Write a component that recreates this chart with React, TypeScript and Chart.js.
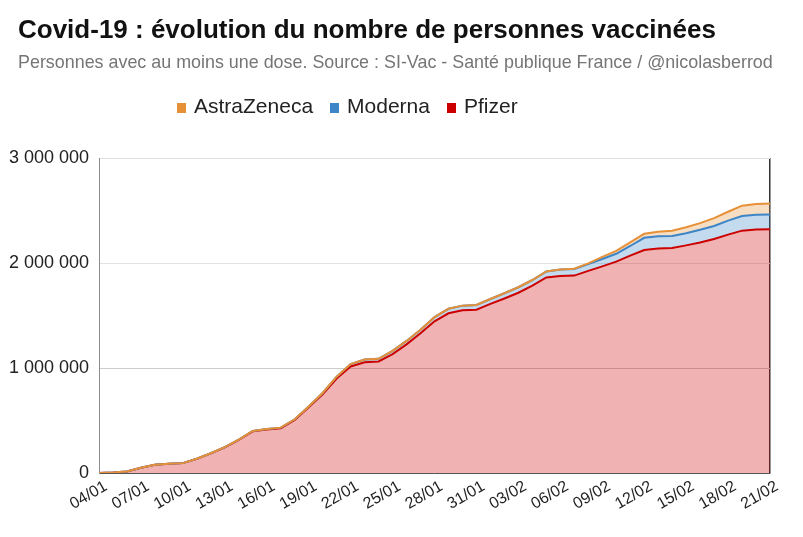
import { useEffect, useRef } from 'react';
import { Chart, registerables } from 'chart.js';

Chart.register(...registerables);

const dates = [
  '04/01', '05/01', '06/01', '07/01', '08/01', '09/01', '10/01', '11/01', '12/01', '13/01',
  '14/01', '15/01', '16/01', '17/01', '18/01', '19/01', '20/01', '21/01', '22/01', '23/01',
  '24/01', '25/01', '26/01', '27/01', '28/01', '29/01', '30/01', '31/01', '01/02', '02/02',
  '03/02', '04/02', '05/02', '06/02', '07/02', '08/02', '09/02', '10/02', '11/02', '12/02',
  '13/02', '14/02', '15/02', '16/02', '17/02', '18/02', '19/02', '20/02', '21/02',
];

const pfizer = [
  0, 5000, 15000, 50000, 78000, 88000, 94000, 136000, 187000, 245000,
  315000, 397000, 415000, 426000, 505000, 625000, 750000, 900000, 1015000, 1055000,
  1062000, 1133000, 1225000, 1330000, 1445000, 1521000, 1550000, 1555000, 1610000, 1662000,
  1717000, 1784000, 1862000, 1876000, 1880000, 1925000, 1968000, 2013000, 2070000, 2124000,
  2138000, 2142000, 2168000, 2196000, 2229000, 2270000, 2308000, 2320000, 2322000,
];

const moderna = [
  0, 0, 0, 0, 0, 0, 0, 0, 1000, 2000,
  3000, 4000, 5000, 6000, 7000, 9000, 12000, 17000, 22000, 25000,
  26000, 30000, 33000, 35000, 39000, 43000, 44000, 45000, 47000, 50000,
  52000, 54000, 58000, 62000, 63000, 66000, 70000, 75000, 92000, 116000,
  116000, 116000, 116000, 120000, 124000, 134000, 140000, 140000, 140000,
];

const astrazeneca = [
  0, 0, 0, 0, 0, 0, 0, 0, 0, 0,
  0, 0, 0, 0, 0, 0, 0, 0, 0, 0,
  0, 0, 0, 0, 0, 0, 0, 0, 0, 0,
  0, 0, 0, 0, 2000, 6000, 20000, 28000, 34000, 38000,
  44000, 50000, 57000, 64000, 74000, 84000, 98000, 102000, 104000,
];

const yTicks = [0, 1000000, 2000000, 3000000];

const legendItems = [
  { name: 'AstraZeneca', color: '#e69138' },
  { name: 'Moderna', color: '#3d85c6' },
  { name: 'Pfizer', color: '#cc0000' },
];

const FONT = '"Liberation Sans", Arial, sans-serif';

function fmt(v: number): string {
  return String(Math.round(v)).replace(/\B(?=(\d{3})+(?!\d))/g, ' ');
}

// stacked tops (built from the series above), so the top line is drawn last
const pfizerTop = pfizer.slice();
const modernaTop = pfizer.map((v, i) => v + moderna[i]);
const astraTop = modernaTop.map((v, i) => v + astrazeneca[i]);

export default function App() {
  const ref = useRef<HTMLCanvasElement>(null);

  useEffect(() => {
    const chart = new Chart(ref.current as HTMLCanvasElement, {
      type: 'line',
      data: {
        labels: dates,
        datasets: [
          {
            label: 'AstraZeneca',
            data: astraTop,
            borderColor: '#e69138',
            backgroundColor: 'rgba(230,145,56,0.3)',
            fill: '+1',
          },
          {
            label: 'Moderna',
            data: modernaTop,
            borderColor: '#3d85c6',
            backgroundColor: 'rgba(61,133,198,0.3)',
            fill: '+1',
          },
          {
            label: 'Pfizer',
            data: pfizerTop,
            borderColor: '#cc0000',
            backgroundColor: 'rgba(204,0,0,0.3)',
            fill: 'origin',
          },
        ],
      },
      options: {
        responsive: false,
        animation: false,
        layout: { padding: { top: 158, right: 33, left: 0, bottom: 0 } },
        plugins: {
          legend: { display: false },
          tooltip: { enabled: false },
          filler: { drawTime: 'beforeDatasetsDraw' },
        },
        elements: {
          point: { radius: 0 },
          line: { borderWidth: 2, tension: 0 },
        },
        scales: {
          x: {
            grid: {
              drawTicks: false,
              color: (ctx: any) => (ctx.index === dates.length - 1 ? '#333333' : 'rgba(0,0,0,0)'),
              lineWidth: 1.5,
            },
            border: { display: true, color: '#555555', width: 1 },
            ticks: {
              autoSkip: false,
              minRotation: 30,
              maxRotation: 30,
              padding: 4,
              labelOffset: 7,
              color: '#222222',
              font: { family: FONT, size: 16 },
              callback: (_v: any, i: number) => (i % 3 === 0 ? dates[i] : ''),
            },
            afterFit: (s: any) => {
              s.height = 64;
            },
          },
          y: {
            min: 0,
            max: 3000000,
            grid: {
              drawTicks: false,
              color: (ctx: any) => (ctx.tick && ctx.tick.value === 1000000 ? '#cccccc' : '#e2e2e2'),
            },
            border: { display: true, color: '#8c8c8c', width: 1 },
            afterBuildTicks: (s: any) => {
              s.ticks = yTicks.map((v) => ({ value: v }));
            },
            ticks: {
              padding: 10,
              color: '#222222',
              font: { family: FONT, size: 18 },
              callback: (v: any) => fmt(Number(v)),
            },
            afterFit: (s: any) => {
              s.width = 99;
            },
          },
        },
      },
    });
    return () => chart.destroy();
  }, []);

  return (
    <div style={{ position: 'fixed', left: 0, top: 0, width: 803, height: 537, background: '#fff', overflow: 'hidden' }}>
      <canvas ref={ref} width={803} height={537} style={{ position: 'absolute', left: 0, top: 0 }} />
      <div
        style={{
          position: 'absolute',
          left: 18,
          top: 16,
          font: `bold 26px ${FONT}`,
          lineHeight: '26px',
          color: '#111',
          whiteSpace: 'nowrap',
        }}
      >
        Covid-19 : évolution du nombre de personnes vaccinées
      </div>
      <div
        style={{
          position: 'absolute',
          left: 18,
          top: 53,
          font: `17.9px ${FONT}`,
          lineHeight: '18px',
          color: '#757575',
          whiteSpace: 'nowrap',
        }}
      >
        Personnes avec au moins une dose. Source : SI-Vac - Santé publique France / @nicolasberrod
      </div>
      <div
        style={{
          position: 'absolute',
          left: 177,
          top: 95,
          display: 'flex',
          alignItems: 'center',
          font: `21px ${FONT}`,
          lineHeight: '21px',
          color: '#222',
          whiteSpace: 'nowrap',
        }}
      >
        {legendItems.map((it) => (
          <span key={it.name} style={{ display: 'flex', alignItems: 'center', marginRight: 17 }}>
            <span style={{ display: 'inline-block', width: 9, height: 10, background: it.color, marginRight: 8, marginTop: 4 }} />
            <span>{it.name}</span>
          </span>
        ))}
      </div>
    </div>
  );
}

☆ ☆ ☆ ☆ ☆ ☆ ☆

● TASK OBJECTIVE: Write the listing above out again exactly, dropping each image.

● ANSWER IN FULL:
Write a component that recreates this chart with React, TypeScript and Chart.js.
import { useEffect, useRef } from 'react';
import { Chart, registerables } from 'chart.js';

Chart.register(...registerables);

const dates = [
  '04/01', '05/01', '06/01', '07/01', '08/01', '09/01', '10/01', '11/01', '12/01', '13/01',
  '14/01', '15/01', '16/01', '17/01', '18/01', '19/01', '20/01', '21/01', '22/01', '23/01',
  '24/01', '25/01', '26/01', '27/01', '28/01', '29/01', '30/01', '31/01', '01/02', '02/02',
  '03/02', '04/02', '05/02', '06/02', '07/02', '08/02', '09/02', '10/02', '11/02', '12/02',
  '13/02', '14/02', '15/02', '16/02', '17/02', '18/02', '19/02', '20/02', '21/02',
];

const pfizer = [
  0, 5000, 15000, 50000, 78000, 88000, 94000, 136000, 187000, 245000,
  315000, 397000, 415000, 426000, 505000, 625000, 750000, 900000, 1015000, 1055000,
  1062000, 1133000, 1225000, 1330000, 1445000, 1521000, 1550000, 1555000, 1610000, 1662000,
  1717000, 1784000, 1862000, 1876000, 1880000, 1925000, 1968000, 2013000, 2070000, 2124000,
  2138000, 2142000, 2168000, 2196000, 2229000, 2270000, 2308000, 2320000, 2322000,
];

const moderna = [
  0, 0, 0, 0, 0, 0, 0, 0, 1000, 2000,
  3000, 4000, 5000, 6000, 7000, 9000, 12000, 17000, 22000, 25000,
  26000, 30000, 33000, 35000, 39000, 43000, 44000, 45000, 47000, 50000,
  52000, 54000, 58000, 62000, 63000, 66000, 70000, 75000, 92000, 116000,
  116000, 116000, 116000, 120000, 124000, 134000, 140000, 140000, 140000,
];

const astrazeneca = [
  0, 0, 0, 0, 0, 0, 0, 0, 0, 0,
  0, 0, 0, 0, 0, 0, 0, 0, 0, 0,
  0, 0, 0, 0, 0, 0, 0, 0, 0, 0,
  0, 0, 0, 0, 2000, 6000, 20000, 28000, 34000, 38000,
  44000, 50000, 57000, 64000, 74000, 84000, 98000, 102000, 104000,
];

const yTicks = [0, 1000000, 2000000, 3000000];

const legendItems = [
  { name: 'AstraZeneca', color: '#e69138' },
  { name: 'Moderna', color: '#3d85c6' },
  { name: 'Pfizer', color: '#cc0000' },
];

const FONT = '"Liberation Sans", Arial, sans-serif';

function fmt(v: number): string {
  return String(Math.round(v)).replace(/\B(?=(\d{3})+(?!\d))/g, ' ');
}

// stacked tops (built from the series above), so the top line is drawn last
const pfizerTop = pfizer.slice();
const modernaTop = pfizer.map((v, i) => v + moderna[i]);
const astraTop = modernaTop.map((v, i) => v + astrazeneca[i]);

export default function App() {
  const ref = useRef<HTMLCanvasElement>(null);

  useEffect(() => {
    const chart = new Chart(ref.current as HTMLCanvasElement, {
      type: 'line',
      data: {
        labels: dates,
        datasets: [
          {
            label: 'AstraZeneca',
            data: astraTop,
            borderColor: '#e69138',
            backgroundColor: 'rgba(230,145,56,0.3)',
            fill: '+1',
          },
          {
            label: 'Moderna',
            data: modernaTop,
            borderColor: '#3d85c6',
            backgroundColor: 'rgba(61,133,198,0.3)',
            fill: '+1',
          },
          {
            label: 'Pfizer',
            data: pfizerTop,
            borderColor: '#cc0000',
            backgroundColor: 'rgba(204,0,0,0.3)',
            fill: 'origin',
          },
        ],
      },
      options: {
        responsive: false,
        animation: false,
        layout: { padding: { top: 158, right: 33, left: 0, bottom: 0 } },
        plugins: {
          legend: { display: false },
          tooltip: { enabled: false },
          filler: { drawTime: 'beforeDatasetsDraw' },
        },
        elements: {
          point: { radius: 0 },
          line: { borderWidth: 2, tension: 0 },
        },
        scales: {
          x: {
            grid: {
              drawTicks: false,
              color: (ctx: any) => (ctx.index === dates.length - 1 ? '#333333' : 'rgba(0,0,0,0)'),
              lineWidth: 1.5,
            },
            border: { display: true, color: '#555555', width: 1 },
            ticks: {
              autoSkip: false,
              minRotation: 30,
              maxRotation: 30,
              padding: 4,
              labelOffset: 7,
              color: '#222222',
              font: { family: FONT, size: 16 },
              callback: (_v: any, i: number) => (i % 3 === 0 ? dates[i] : ''),
            },
            afterFit: (s: any) => {
              s.height = 64;
            },
          },
          y: {
            min: 0,
            max: 3000000,
            grid: {
              drawTicks: false,
              color: (ctx: any) => (ctx.tick && ctx.tick.value === 1000000 ? '#cccccc' : '#e2e2e2'),
            },
            border: { display: true, color: '#8c8c8c', width: 1 },
            afterBuildTicks: (s: any) => {
              s.ticks = yTicks.map((v) => ({ value: v }));
            },
            ticks: {
              padding: 10,
              color: '#222222',
              font: { family: FONT, size: 18 },
              callback: (v: any) => fmt(Number(v)),
            },
            afterFit: (s: any) => {
              s.width = 99;
            },
          },
        },
      },
    });
    return () => chart.destroy();
  }, []);

  return (
    <div style={{ position: 'fixed', left: 0, top: 0, width: 803, height: 537, background: '#fff', overflow: 'hidden' }}>
      <canvas ref={ref} width={803} height={537} style={{ position: 'absolute', left: 0, top: 0 }} />
      <div
        style={{
          position: 'absolute',
          left: 18,
          top: 16,
          font: `bold 26px ${FONT}`,
          lineHeight: '26px',
          color: '#111',
          whiteSpace: 'nowrap',
        }}
      >
        Covid-19 : évolution du nombre de personnes vaccinées
      </div>
      <div
        style={{
          position: 'absolute',
          left: 18,
          top: 53,
          font: `17.9px ${FONT}`,
          lineHeight: '18px',
          color: '#757575',
          whiteSpace: 'nowrap',
        }}
      >
        Personnes avec au moins une dose. Source : SI-Vac - Santé publique France / @nicolasberrod
      </div>
      <div
        style={{
          position: 'absolute',
          left: 177,
          top: 95,
          display: 'flex',
          alignItems: 'center',
          font: `21px ${FONT}`,
          lineHeight: '21px',
          color: '#222',
          whiteSpace: 'nowrap',
        }}
      >
        {legendItems.map((it) => (
          <span key={it.name} style={{ display: 'flex', alignItems: 'center', marginRight: 17 }}>
            <span style={{ display: 'inline-block', width: 9, height: 10, background: it.color, marginRight: 8, marginTop: 4 }} />
            <span>{it.name}</span>
          </span>
        ))}
      </div>
    </div>
  );
}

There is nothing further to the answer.